As additional examples, he mentions Sir Peter Maxwell Davies’s Worldes Blis – ‘the hardest piece of music I ever had to conduct in my life’ – and the American premiere (in 1994) of Nicholas Maw’s 1987 work Odyssey, which (at least until then) was touted as the single longest continuous orchestral score. Slatkin’s passion for the music of English composers – encompassing the classic repertoire of Elgar and Vaughan Williams as well as works by these more contemporary voices – has long paralleled his devotion to American music. In an unusual intersection of the Anglo-American spheres, Slatkin marked the 2008 centenary of Leroy Anderson by recording his complete orchestral works with the BBC Concert Orchestra. ‘I’m especially proud of this project. It’s what we used to refer to as “light music”, but I think of Anderson as a master of the miniature in the manner of Johann Strauss.’

A good mixture

Behind Slatkin’s track record of premiering new orchestral music (more than 220 compositions) lie many stories of lasting relationships forged with different generations of composers, from Joan Tower to Mason Bates. ‘Leonard changed my life,’ Tower tells me. ‘He took a big risk by inviting me to become composer-in-residence in St Louis after I’d written only one and a half pieces for orchestra.
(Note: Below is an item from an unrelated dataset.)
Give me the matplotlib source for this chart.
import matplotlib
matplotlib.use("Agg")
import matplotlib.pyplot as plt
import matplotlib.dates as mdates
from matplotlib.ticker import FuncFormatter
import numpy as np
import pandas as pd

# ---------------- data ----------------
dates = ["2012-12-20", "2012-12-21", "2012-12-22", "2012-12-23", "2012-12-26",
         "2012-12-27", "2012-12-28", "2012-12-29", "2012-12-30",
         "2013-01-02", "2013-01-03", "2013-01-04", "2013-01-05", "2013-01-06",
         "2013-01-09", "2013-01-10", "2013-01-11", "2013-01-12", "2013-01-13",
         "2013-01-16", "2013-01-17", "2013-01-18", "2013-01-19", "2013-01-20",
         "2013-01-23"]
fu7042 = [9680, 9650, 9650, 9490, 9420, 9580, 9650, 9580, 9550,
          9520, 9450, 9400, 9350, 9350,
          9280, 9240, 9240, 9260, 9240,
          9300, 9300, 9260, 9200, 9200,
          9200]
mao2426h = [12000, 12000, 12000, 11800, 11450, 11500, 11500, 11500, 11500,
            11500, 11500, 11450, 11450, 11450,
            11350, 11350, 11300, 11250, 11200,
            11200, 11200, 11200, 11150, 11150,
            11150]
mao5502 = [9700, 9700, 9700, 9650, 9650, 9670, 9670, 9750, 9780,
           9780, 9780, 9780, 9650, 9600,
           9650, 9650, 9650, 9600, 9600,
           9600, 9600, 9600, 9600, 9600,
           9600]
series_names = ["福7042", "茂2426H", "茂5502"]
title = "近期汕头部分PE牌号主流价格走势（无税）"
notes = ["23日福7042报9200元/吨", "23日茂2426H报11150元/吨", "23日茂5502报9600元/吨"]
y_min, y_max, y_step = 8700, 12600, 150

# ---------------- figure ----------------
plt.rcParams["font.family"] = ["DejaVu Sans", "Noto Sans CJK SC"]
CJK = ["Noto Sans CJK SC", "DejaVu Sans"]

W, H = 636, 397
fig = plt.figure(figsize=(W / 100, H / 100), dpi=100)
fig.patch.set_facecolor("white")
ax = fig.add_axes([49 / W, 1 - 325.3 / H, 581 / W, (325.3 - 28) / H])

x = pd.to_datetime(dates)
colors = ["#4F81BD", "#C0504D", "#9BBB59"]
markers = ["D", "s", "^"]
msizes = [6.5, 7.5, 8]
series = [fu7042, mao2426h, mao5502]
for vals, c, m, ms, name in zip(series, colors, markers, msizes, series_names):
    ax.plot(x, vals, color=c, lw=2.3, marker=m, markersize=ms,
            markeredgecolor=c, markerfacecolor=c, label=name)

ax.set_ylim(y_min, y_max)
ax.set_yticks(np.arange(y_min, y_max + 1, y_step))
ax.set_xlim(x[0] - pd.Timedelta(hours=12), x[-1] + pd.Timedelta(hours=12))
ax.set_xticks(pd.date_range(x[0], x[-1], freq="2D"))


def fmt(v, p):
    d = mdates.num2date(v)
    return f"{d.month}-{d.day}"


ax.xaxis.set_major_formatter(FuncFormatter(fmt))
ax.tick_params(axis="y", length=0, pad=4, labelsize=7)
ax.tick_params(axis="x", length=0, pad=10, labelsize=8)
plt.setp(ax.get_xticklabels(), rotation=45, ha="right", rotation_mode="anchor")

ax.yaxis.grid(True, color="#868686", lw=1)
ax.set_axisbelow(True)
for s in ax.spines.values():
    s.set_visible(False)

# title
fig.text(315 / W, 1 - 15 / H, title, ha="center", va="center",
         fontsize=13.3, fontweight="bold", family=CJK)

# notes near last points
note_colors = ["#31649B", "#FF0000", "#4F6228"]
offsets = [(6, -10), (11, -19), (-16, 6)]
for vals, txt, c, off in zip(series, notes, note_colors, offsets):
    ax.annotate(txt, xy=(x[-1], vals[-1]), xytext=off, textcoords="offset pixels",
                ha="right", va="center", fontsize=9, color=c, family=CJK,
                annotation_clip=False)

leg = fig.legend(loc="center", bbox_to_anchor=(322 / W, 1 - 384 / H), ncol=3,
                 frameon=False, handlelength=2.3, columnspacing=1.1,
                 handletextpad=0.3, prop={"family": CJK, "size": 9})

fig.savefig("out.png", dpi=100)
He really took a stand for living composers.’

Tower’s rise to prominence in turn led to one of Slatkin’s greatest triumphs on disc when he collaborated with the Nashville Symphony for the all-Tower album ‘Made in America’ (a threefold Grammy winner in 2008). ‘Nowadays, we’re realising that we have to move ahead beyond the museum of Dead White European Males,’ says Tower. ‘But Leonard was already doing that on his own.’

He’s not about to retire at 80, but Slatkin is letting the younger generation decide on the direction of things in terms of repertoire (photography: Cindy McTee)


When the late David Del Tredici, for example, cast aside serialism and created his Lewis Carroll-inspired epic Final Alice, Slatkin regarded it as a watershed and declared his passionate support. The work’s premiere in Chicago in 1976 was, for Slatkin, nothing less than an epiphany. It signalled that composers were henceforth able ‘to freely write what they wish,’ he wrote in his debut book, Conducting Business (2012). ‘That one night in October’, he continued, ‘was the catalyst that gave permission and changed the contemporary musical landscape in America.’ Slatkin led the first uncut performance of Final Alice in St Louis in 1977, and to celebrate the SLSO’s centenary in 1980, he commissioned another Alice in Wonderland-related project from Del Tredici: the Pulitzer Prize-winning In Memory of a Summer Day for solo soprano and orchestra.

‘Whether it was older composers or newer ones we were performing, I think it was a good mixture. I’m very proud of it all,’ says Slatkin. ‘But nowadays I’m not so interested in making recordings unless it’s something unusual, like Alexander Kastalsky’s Requiem for Fallen Brothers’ – a long-forgotten monument to those lost in the First World War composed during that war by a student of Tchaikovsky. The esteemed American producer Blanton Alspaugh, a frequent collaborator with Slatkin during his tenure with the Detroit SO, persuaded him to take on the project (recorded for Naxos in 2018).

While Slatkin’s interest in recording music has diminished, he hopes that ‘maybe people will refer to some of the discs I made. I think I was pretty good at representing the music of this country at that time, at least on record. But we are now in an extremely transitional time. I’m leaving it to the younger generation to figure out what’s important.’